Consequently you will be glad starting having kids in your 20s when you had a little more energy to spare. You'll also be glad you won’t be in your 70s when you have grand kids.

Don't get me wrong Sister
I know plenty of older ladies who do great as old mums. They're in shape and full of Vigour. And can keep up with their kids & career. But even with that they've said to me privately that they wish they were 30 starting a family rather than 40.

You don't have to cram marriage, career and kids into a few short years. Many put off marriage and children, to focus on their education or career, only to have all of those responsibilities simultaneously & stressfully collide in their 30s. If you married in your 30s and you want to have kids, you'll have less flexibility as to have them (I mean how you'll like to space them). At the same time you're settling into a married life and adjusting to being a dad, your career is likely to take off too unsurprisingly, my research shows that those who delay marriage and children end up being saddled with greater stress. Pursuing marriage, children, and career in successive ways allows you to enjoy each season to the fullest.

Conclusion: Am I Saying Everyone Should Get Married Young?
Marrying age is one of those topics that get people all riled, perhaps because choice itself has become our modern modality. So, let me be much clear. While marrying young can impact all the benefits outline above, am not arguing with anyone that getting married younger is always better than getting married when you're old. Nor am I saying that if you're young and single you need to rush out and receive a ring from any kind of guy.

Like most things in life, there are pros and cons to each approach, and life circumstances are going to affect which path someone takes. The most important factor in a happy marriage is not age, but choosing the right person. Sometimes, that happened earlier on in your life and sometimes it takes longer.

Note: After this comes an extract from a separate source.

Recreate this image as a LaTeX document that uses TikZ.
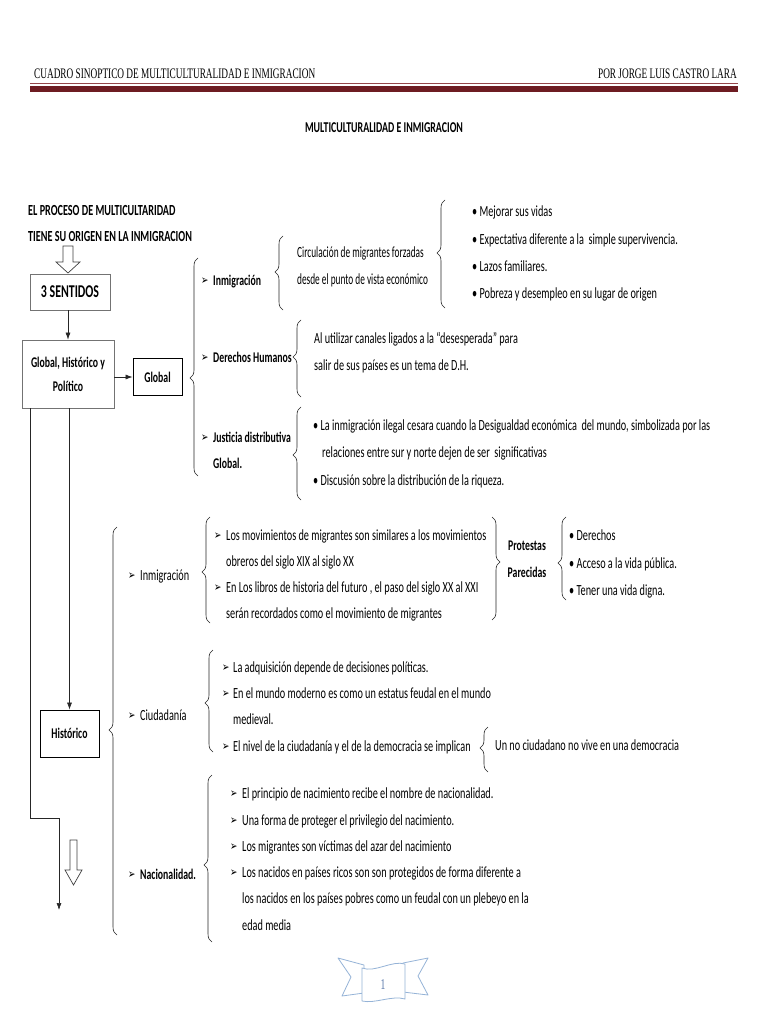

Rather than proving superiority of marrying young, my goal with this article is to simply provide some reassurance to the ground female out there who are in there early to mid- twenties, have already met the right person and feel like they are ready to get the ball rolling, but are scared to pull the trigger because they've heard of the constant drumbeat of "marrying young and you'll regret it". In other words, once you've found the guy you can't live without, you should actually feel confident do discuss with him and decide to take on the rest of your lives side by side, on embarking with him on life's greatest adventure.